Set exercise: What is to be printed is the span of lines starting at the one containing "Clone this chart in seaborn and matplotlib." and ending at the one containing "53.5, 53.7, 53.5, 53.9, 53.5, 53.5]", reproduced exactly with pictures left out.

Records excerpted from a collection
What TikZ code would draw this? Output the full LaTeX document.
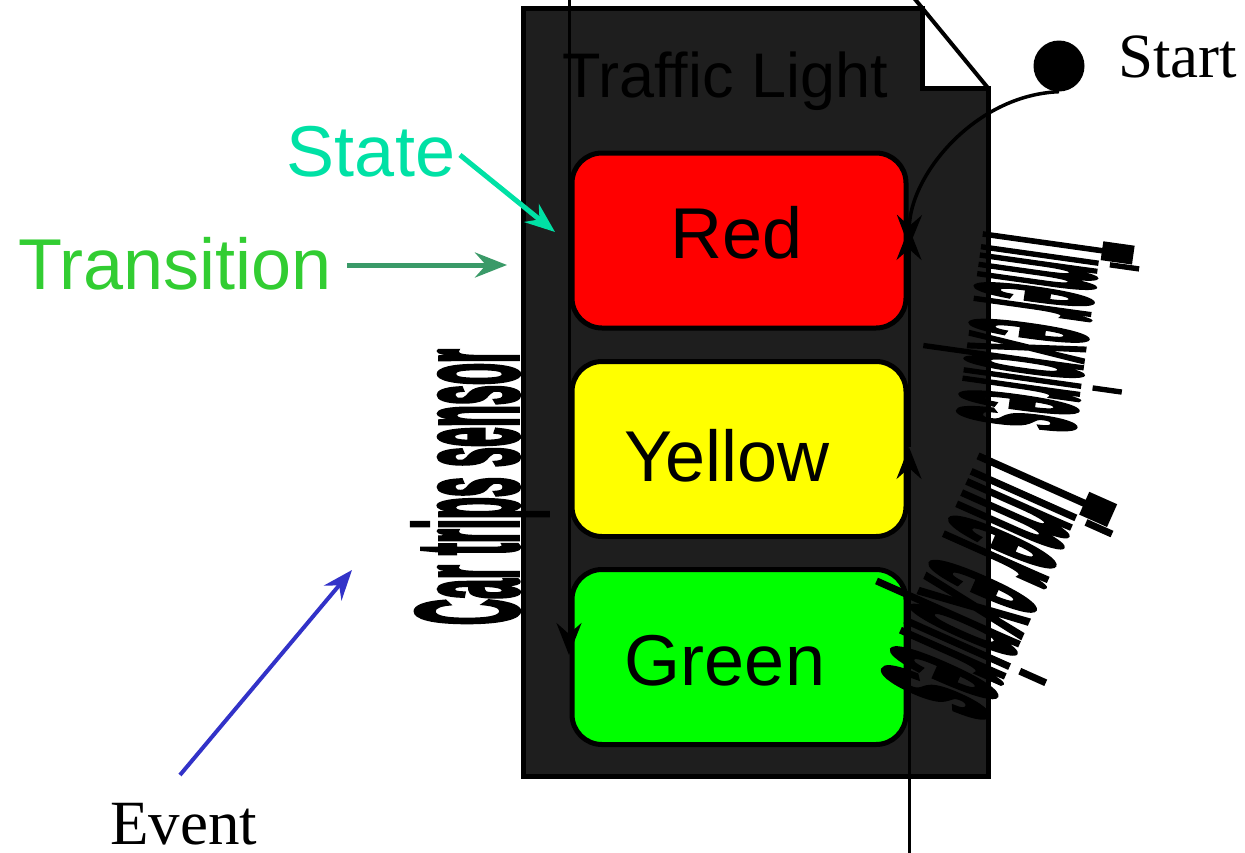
\documentclass[tikz,border=0pt]{standalone}
\usepackage{graphicx}
\usepackage{fontspec}
\setmainfont{Liberation Serif}
\newfontfamily\arialf{Liberation Sans}
\newfontfamily\heavyf{Liberation Sans}[BoldFeatures={FakeBold=4}]
\usetikzlibrary{arrows.meta}
\definecolor{darkfill}{RGB}{30,30,30}
\definecolor{statecol}{RGB}{0,225,165}
\definecolor{transcol}{RGB}{50,205,50}
\definecolor{transarrow}{RGB}{58,154,104}
\definecolor{eventcol}{RGB}{50,50,200}
\definecolor{redfill}{RGB}{255,0,0}
\definecolor{yellowfill}{RGB}{255,255,0}
\definecolor{greenfill}{RGB}{0,255,0}
\begin{document}
\begin{tikzpicture}[x=1pt,y=-1pt,
  bhead/.style={-{Stealth[length=32pt,width=25pt,inset=11pt]}},
  chead/.style={-{Stealth[length=30pt,width=23pt,inset=10pt]}},
  lightbox/.style={draw=black,line width=5pt,rounded corners=30pt,minimum width=334pt,minimum height=175pt,inner sep=0pt},
  sans/.style={font=\arialf\fontsize{72}{80}\selectfont,inner sep=0pt},
  serif/.style={font=\fontsize{63}{70}\selectfont,inner sep=0pt},
  conn/.style={line width=3pt,draw=black}]
\useasboundingbox (0,0) rectangle (1245,852);
% note shape
\draw[line width=5pt,fill=darkfill,line join=miter] (523,8) -- (922,8) -- (922,88) -- (988,88) -- (988,776) -- (523,776) -- cycle;
\coordinate (foldtop) at (914,-2);
\coordinate (foldbot) at (988,88);
\draw[line width=4pt] (foldtop) -- (foldbot);
\node[font=\arialf\fontsize{63}{70}\selectfont,inner sep=0pt,anchor=base,text=black] (title) at (725,97) {Traffic Light};
% states
\node[lightbox,fill=redfill] (red) at (739,240.5) {};
\node[lightbox,fill=yellowfill] (yellow) at (739,449) {};
\node[lightbox,fill=greenfill] (green) at (739,657) {};
\node[sans,anchor=base] (redt) at (737,258) {Red};
\node[sans,anchor=base] (yellowt) at (727,481) {Yellow};
\node[sans,anchor=base] (greent) at (725,685) {Green};
% start
\node[circle,fill=black,minimum size=51pt,inner sep=0pt] (start) at (1059,66) {};
\node[serif,anchor=base west] (startt) at (1118,77) {Start};
\coordinate (redin) at (909,247);
\draw[line width=3.5pt,bhead] (start.south) .. controls (975,95) and (910,175) .. (redin);
% transitions
\coordinate (topin) at (569,-5);
\coordinate (greenin) at (569,655);
\draw[conn,bhead] (topin) -- (greenin);
\coordinate (bottomout) at (909,860);
\coordinate (yellowin) at (909,447);
\coordinate (redin2) at (909,228);
\draw[conn,bhead] (bottomout) -- (yellowin);
\draw[conn,bhead] (yellowin) -- (redin2);
% event texts
\node[rotate=90,anchor=base,inner sep=0pt] (car) at (517,487) {\heavyf\bfseries\fontsize{72}{80}\selectfont\scalebox{0.5}[2.0]{Car trips sensor}};
\node[rotate=-98,inner sep=0pt] (timer1) at (1028,330) {\heavyf\bfseries\fontsize{72}{80}\selectfont\scalebox{0.42}[2.9]{Timer expires}};
\node[rotate=-114,inner sep=0pt] (timer2) at (982,585) {\heavyf\bfseries\fontsize{72}{80}\selectfont\scalebox{0.55}[2.8]{Timer expires}};
% legend
\node[sans,anchor=base,text=statecol] (state) at (371,176) {State};
\coordinate (statetip) at (555,232);
\draw[line width=5pt,statecol,chead] (460,155) -- (statetip);
\node[sans,anchor=base,text=transcol] (trans) at (175,289) {Transition};
\coordinate (transtip) at (507,265);
\draw[line width=5pt,transarrow,bhead] (347,265) -- (transtip);
\node[serif,anchor=base west] (event) at (110,844) {Event};
\coordinate (eventtip) at (352,570);
\coordinate (eventtail) at (180,775);
\draw[line width=4pt,eventcol,chead] (eventtail) -- (eventtip);
\end{tikzpicture}
\end{document}
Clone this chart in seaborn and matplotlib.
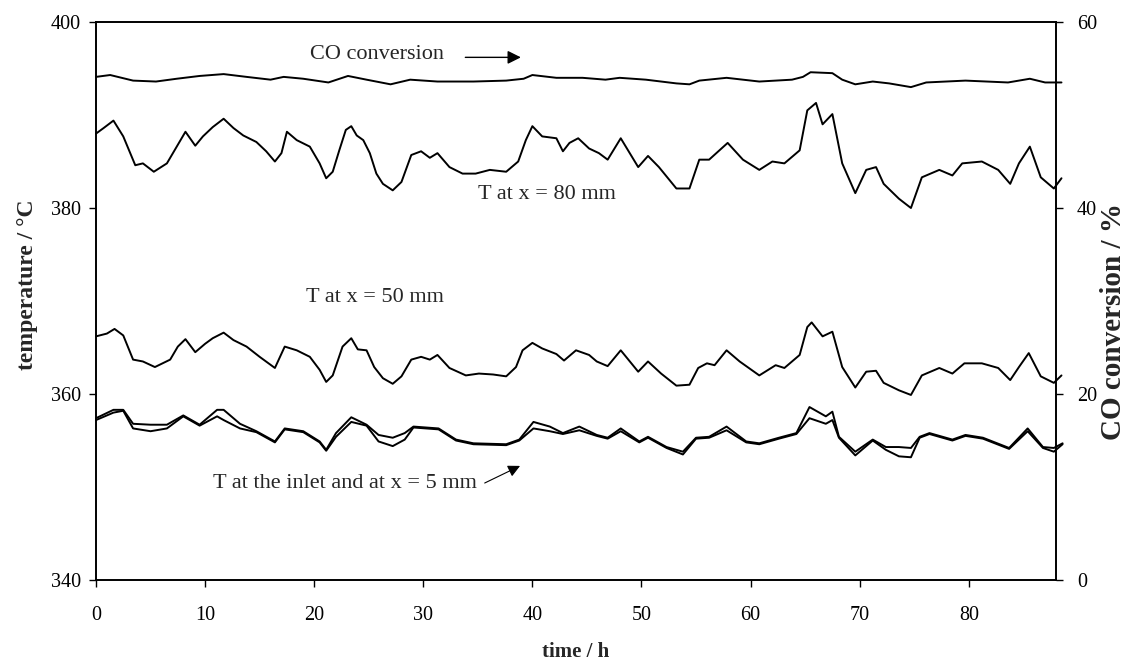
import matplotlib
matplotlib.use("Agg")
import matplotlib.pyplot as plt
import seaborn as sns
import pandas as pd

# CO conversion (%), right axis
t_co = [0.0, 1.3, 3.4, 5.5, 7.4, 9.5, 11.7, 13.8, 16.0, 17.2, 19.0, 21.3, 23.1, 24.8,
        27.0, 28.8, 31.3, 34.6, 37.6, 39.2, 40.0, 42.2, 44.6, 46.7, 48.0, 50.4, 53.2,
        54.4, 55.3, 57.8, 60.8, 63.8, 64.8, 65.5, 67.5, 68.4, 69.6, 71.2, 72.7, 74.7,
        76.1, 79.7, 83.6, 85.6, 87.0, 88.5]
co_conv = [54.1, 54.3, 53.7, 53.6, 53.9, 54.2, 54.4, 54.1, 53.8, 54.1, 53.9, 53.5, 54.2, 53.8,
           53.3, 53.8, 53.6, 53.6, 53.7, 53.9, 54.3, 54.0, 54.0, 53.8, 54.0, 53.8, 53.4,
           53.3, 53.7, 54.0, 53.6, 53.8, 54.1, 54.6, 54.5, 53.8, 53.3, 53.6, 53.4, 53.0,
           53.5, 53.7, 53.5, 53.9, 53.5, 53.5]

# temperature at x = 80 mm
t_80 = [0.0, 0.7, 1.6, 2.5, 3.6, 4.3, 5.3, 6.5, 7.4, 8.2, 9.1, 9.8, 10.7, 11.7, 12.6, 13.5,
        14.7, 15.6, 16.4, 17.0, 17.5, 18.4, 19.6, 20.5, 21.1, 21.7, 22.3, 22.9, 23.4, 23.9,
        24.5, 25.1, 25.7, 26.3, 27.2, 28.0, 28.9, 29.8, 30.6, 31.3, 32.4, 33.6, 34.8, 36.1,
        37.6, 38.7, 39.4, 40.0, 40.9, 42.2, 42.8, 43.4, 44.2, 45.2, 46.1, 46.9, 48.1, 49.7,
        50.6, 51.6, 53.2, 54.4, 55.3, 56.2, 57.9, 59.3, 60.8, 62.0, 63.1, 64.5, 65.2, 66.0,
        66.6, 67.5, 68.4, 69.6, 70.6, 71.5, 72.2, 73.6, 74.7, 75.7, 77.3, 78.5, 79.4, 81.2,
        82.7, 83.8, 84.6, 85.6, 86.6, 87.8, 88.5]
temp_80 = [388.0, 388.6, 389.4, 387.7, 384.6, 384.8, 383.9, 384.8, 386.6, 388.2, 386.7, 387.7,
           388.7, 389.6, 388.6, 387.8, 387.1, 386.1, 385.0, 385.9, 388.2, 387.3, 386.6, 384.8,
           383.2, 383.9, 386.2, 388.4, 388.8, 387.8, 387.3, 385.9, 383.7, 382.6, 381.9, 382.8,
           385.7, 386.1, 385.4, 385.9, 384.4, 383.7, 383.7, 384.1, 383.9, 385.0, 387.3, 388.8,
           387.7, 387.5, 386.1, 387.0, 387.5, 386.4, 385.9, 385.2, 387.5, 384.4, 385.6, 384.4,
           382.1, 382.1, 385.2, 385.2, 387.0, 385.2, 384.1, 385.0, 384.8, 386.2, 390.5, 391.3,
           389.0, 390.1, 384.8, 381.6, 384.1, 384.4, 382.6, 381.0, 380.0, 383.3, 384.1, 383.5,
           384.8, 385.0, 384.1, 382.6, 384.8, 386.6, 383.3, 382.1, 383.2]

# temperature at x = 50 mm
t_50 = [0.0, 1.0, 1.7, 2.5, 3.4, 4.3, 5.4, 6.8, 7.5, 8.2, 9.1, 10.0, 10.7, 11.7, 12.6, 13.8,
        15.0, 16.4, 17.3, 18.4, 19.6, 20.5, 21.1, 21.7, 22.6, 23.4, 24.0, 24.8, 25.5, 26.3,
        27.2, 28.0, 28.9, 29.8, 30.6, 31.3, 32.4, 33.9, 35.1, 36.4, 37.6, 38.5, 39.1, 40.0,
        40.9, 42.2, 42.9, 44.0, 45.2, 45.9, 46.9, 48.1, 49.7, 50.6, 51.8, 53.2, 54.4, 55.2,
        56.0, 56.7, 57.8, 59.0, 60.8, 62.3, 63.1, 64.5, 65.2, 65.6, 66.6, 67.5, 68.4, 69.6,
        70.6, 71.5, 72.2, 73.6, 74.7, 75.7, 77.3, 78.5, 79.6, 81.2, 82.7, 83.8, 84.6, 85.5,
        86.6, 87.8, 88.5]
temp_50 = [366.2, 366.5, 367.0, 366.3, 363.7, 363.5, 362.9, 363.7, 365.1, 365.9, 364.5, 365.4,
           366.0, 366.6, 365.8, 365.1, 364.0, 362.8, 365.1, 364.7, 364.0, 362.6, 361.3, 362.0,
           365.1, 366.0, 364.8, 364.7, 362.9, 361.7, 361.1, 361.9, 363.7, 364.0, 363.7, 364.2,
           362.8, 362.0, 362.2, 362.1, 361.9, 362.9, 364.7, 365.5, 364.9, 364.3, 363.6, 364.7,
           364.2, 363.5, 363.0, 364.7, 362.4, 363.5, 362.2, 360.9, 361.0, 362.8, 363.3, 363.1,
           364.7, 363.5, 362.0, 363.1, 362.8, 364.2, 367.2, 367.7, 366.2, 366.7, 362.9, 360.7,
           362.4, 362.5, 361.2, 360.4, 359.9, 362.0, 362.8, 362.2, 363.3, 363.3, 362.8, 361.5,
           362.9, 364.4, 361.9, 361.2, 362.0]

# temperature at the inlet and at x = 5 mm
t_in = [0.0, 1.6, 2.5, 3.4, 5.0, 6.5, 8.0, 9.5, 11.1, 11.7, 13.2, 14.7, 16.4, 17.3, 19.0,
        20.5, 21.1, 22.0, 23.4, 24.8, 25.9, 27.2, 28.3, 29.1, 31.4, 33.0, 34.6, 37.6, 38.8,
        40.1, 41.6, 42.8, 44.3, 45.9, 46.9, 48.1, 49.8, 50.6, 52.3, 53.8, 55.0, 56.2, 57.8,
        59.6, 60.8, 62.6, 64.2, 65.4, 66.9, 67.5, 68.1, 69.6, 71.2, 72.4, 73.6, 74.7, 75.5,
        76.4, 78.5, 79.7, 81.3, 83.7, 85.4, 86.8, 87.8, 88.6]
temp_5mm = [357.4, 358.3, 358.3, 356.8, 356.7, 356.7, 357.7, 356.7, 358.3, 358.3, 356.8, 356.0,
            354.9, 356.3, 356.0, 354.9, 354.0, 355.8, 357.5, 356.7, 355.6, 355.3, 355.8, 356.5,
            356.3, 355.1, 354.7, 354.6, 355.1, 357.0, 356.5, 355.8, 356.5, 355.6, 355.3, 356.3,
            354.9, 355.4, 354.3, 353.8, 355.3, 355.4, 356.5, 354.9, 354.7, 355.3, 355.8, 358.6,
            357.6, 358.1, 355.4, 353.8, 355.1, 354.3, 354.3, 354.2, 355.4, 355.8, 355.1, 355.6,
            355.3, 354.2, 356.3, 354.3, 354.2, 354.7]
temp_inlet = [357.2, 358.0, 358.2, 356.3, 356.0, 356.3, 357.6, 356.6, 357.6, 357.2, 356.3, 355.9,
              354.8, 356.2, 355.9, 354.8, 353.9, 355.4, 357.0, 356.6, 354.9, 354.4, 355.1, 356.4,
              356.2, 355.0, 354.6, 354.5, 355.0, 356.3, 356.0, 355.7, 356.1, 355.5, 355.2, 356.0,
              354.8, 355.3, 354.2, 353.5, 355.2, 355.3, 356.1, 354.8, 354.6, 355.2, 355.7, 357.4,
              356.8, 357.2, 355.3, 353.4, 355.0, 354.0, 353.3, 353.2, 355.3, 355.7, 355.0, 355.5,
              355.2, 354.1, 356.0, 354.2, 353.8, 354.6]

sns.set_style("ticks")
plt.rcParams["font.family"] = ["Liberation Serif", "DejaVu Serif"]

fig = plt.figure(figsize=(11.28, 6.61), dpi=100)
ax = fig.add_axes([0.0851, 0.1225, 0.8511, 0.8442])
ax2 = ax.twinx()

line_kw = dict(color="black", linewidth=1.4, clip_on=False)

df80 = pd.DataFrame({"time": t_80, "T": temp_80})
df50 = pd.DataFrame({"time": t_50, "T": temp_50})
dfin = pd.DataFrame({"time": t_in, "inlet": temp_inlet, "x5": temp_5mm})
dfco = pd.DataFrame({"time": t_co, "CO": co_conv})

sns.lineplot(data=df80, x="time", y="T", ax=ax, **line_kw)
sns.lineplot(data=df50, x="time", y="T", ax=ax, **line_kw)
sns.lineplot(data=dfin, x="time", y="inlet", ax=ax, **line_kw)
sns.lineplot(data=dfin, x="time", y="x5", ax=ax, **line_kw)
sns.lineplot(data=dfco, x="time", y="CO", ax=ax2, **line_kw)

ax.set_xlim(0, 88)
ax.set_ylim(340, 400)
ax2.set_ylim(0, 60)
ax.set_xticks(range(0, 90, 10))
ax.set_yticks([340, 360, 380, 400])
ax2.set_yticks([0, 20, 40, 60])

for a in (ax, ax2):
    for s in a.spines.values():
        s.set_color("black")
        s.set_linewidth(1.2)
ax.tick_params(axis="x", direction="out", length=5, width=1, labelsize=14.5, pad=14, colors="black")
ax.tick_params(axis="y", direction="out", length=5, width=1, labelsize=14.5, pad=6, colors="black")
ax2.tick_params(axis="y", direction="out", length=5, width=1, labelsize=14.5, pad=10, colors="black")

ax.set_xlabel("time / h", fontsize=15, fontweight="bold", labelpad=12)
ax.set_ylabel("temperature / °C", fontsize=17, fontweight="bold")
ax.yaxis.set_label_coords(-0.06, 0.53)
ax2.set_ylabel("CO conversion / %", fontsize=21, fontweight="bold", labelpad=2)
ax2.yaxis.label.set_y(0.463)

ax.text(25.8, 396.5, "CO conversion", fontsize=16, ha="center", va="center")
ax.annotate("", xy=(39.2, 396.2), xytext=(33.6, 396.2),
            arrowprops=dict(arrowstyle="-|>", color="black", lw=1, mutation_scale=20))
ax.text(41.3, 381.4, "T at x = 80 mm", fontsize=16, ha="center", va="center")
ax.text(25.6, 370.4, "T at x = 50 mm", fontsize=16, ha="center", va="center")
ax.text(22.8, 350.4, "T at the inlet and at x = 5 mm", fontsize=16, ha="center", va="center")
ax.annotate("", xy=(39.1, 352.4), xytext=(35.4, 350.3),
            arrowprops=dict(arrowstyle="-|>", color="black", lw=0.8, mutation_scale=18))

fig.savefig("out.png", dpi=100)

Reply to the task:
Clone this chart in seaborn and matplotlib.
import matplotlib
matplotlib.use("Agg")
import matplotlib.pyplot as plt
import seaborn as sns
import pandas as pd

# CO conversion (%), right axis
t_co = [0.0, 1.3, 3.4, 5.5, 7.4, 9.5, 11.7, 13.8, 16.0, 17.2, 19.0, 21.3, 23.1, 24.8,
        27.0, 28.8, 31.3, 34.6, 37.6, 39.2, 40.0, 42.2, 44.6, 46.7, 48.0, 50.4, 53.2,
        54.4, 55.3, 57.8, 60.8, 63.8, 64.8, 65.5, 67.5, 68.4, 69.6, 71.2, 72.7, 74.7,
        76.1, 79.7, 83.6, 85.6, 87.0, 88.5]
co_conv = [54.1, 54.3, 53.7, 53.6, 53.9, 54.2, 54.4, 54.1, 53.8, 54.1, 53.9, 53.5, 54.2, 53.8,
           53.3, 53.8, 53.6, 53.6, 53.7, 53.9, 54.3, 54.0, 54.0, 53.8, 54.0, 53.8, 53.4,
           53.3, 53.7, 54.0, 53.6, 53.8, 54.1, 54.6, 54.5, 53.8, 53.3, 53.6, 53.4, 53.0,
           53.5, 53.7, 53.5, 53.9, 53.5, 53.5]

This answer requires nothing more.